You will definitely need a dedicated Philips number 1 and 2, or a combination Philips and flathead screwdriver set. The screwdrivers with the interchangeable Philips/flatheads are the most versatile, and you only have to carry one handle instead of two individual screwdrivers.
- Utility Knife
An all-purpose utility knife is good to have on-hand for general cutting purposes. A utility knife with replaceable blades is preferable. Extra blades either come in their own hard plastic case, which is small enough to carry in your tool belt/pouch, or they store in the handle of the knife. Utility knives are used for cutting wire, insulation, scoring sheet rock, and other types of cutting.
- Dedicated Wire-Stripping Tool
A dedicated wire-stripping tool is one of the most often-used tools in an electrician’s tool supply. You want a wire-stripping tool to have insulated handles to protect you from shock, and be able to strip all different gauges of wire.

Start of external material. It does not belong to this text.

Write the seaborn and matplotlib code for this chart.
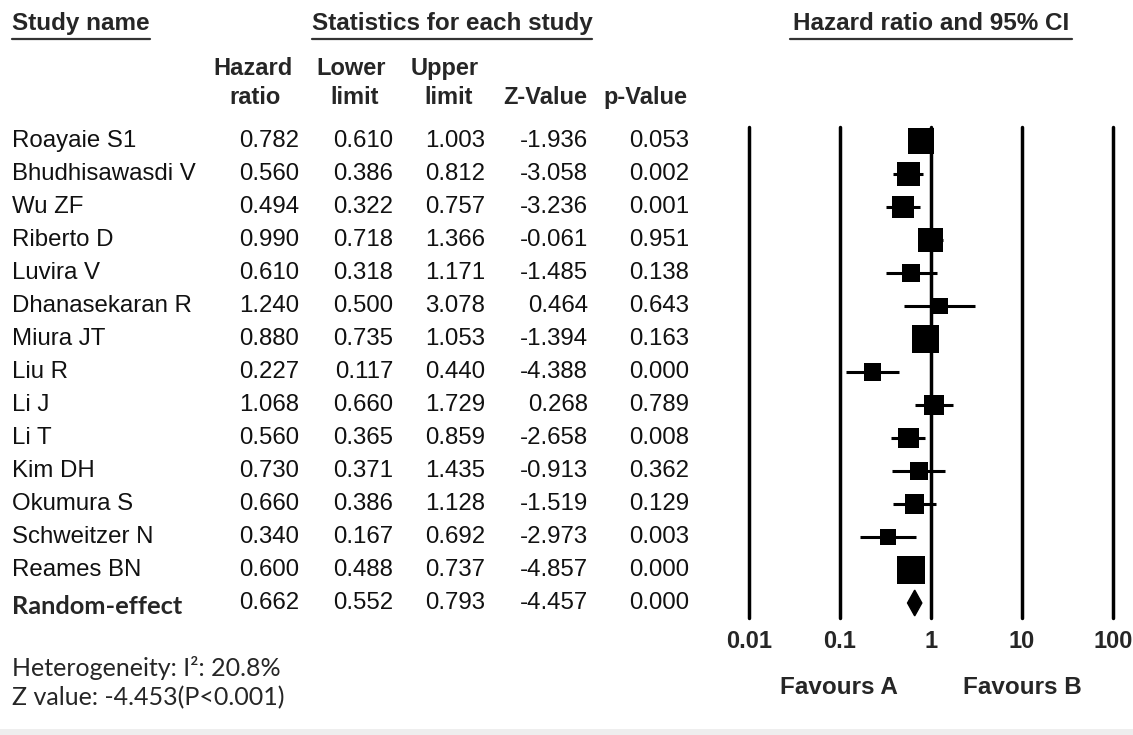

You also want one with a cutting tool that can make cuts and create fish hook bends in wire when necessary.
- Electrical Pliers
Electricians need electrical pliers for heavier duty cutting and pulling nails, or any type of gripping that is too small or too deep for your fingers to grasp. Electrical pliers are especially handy if you are wearing gloves; they add strength and dexterity to your grip when you need it.
- Carpenter’s Pencil and Sharpie
There are times when you need to mark where you are working or measurements when you need to drill or make a cut. A pencil will make a temporary mark, whereas a Sharpie may be needed to show up better on a painted surface or on the wires themselves. It is handy to have both.
Dikes, also known as diagonal cutting pliers, are used for cutting and general use when cutting heavier wiring and surrounding materials.
- Tape Measure
Usually a 12’ tape measure is long enough for most electrical jobs.
- Electrical Current-Checker and Fault Indicator
You need a way to ensure that there is no electrical current, or that the power is not running through the circuit, before working with electrical wiring. The lights on this tool indicate whether the circuit is on or off and is imperative to safely working with electricity. The fault indicator is what building inspectors all carry. It is another way to check your work. Plug it into any receptacle to check that the wiring is correct.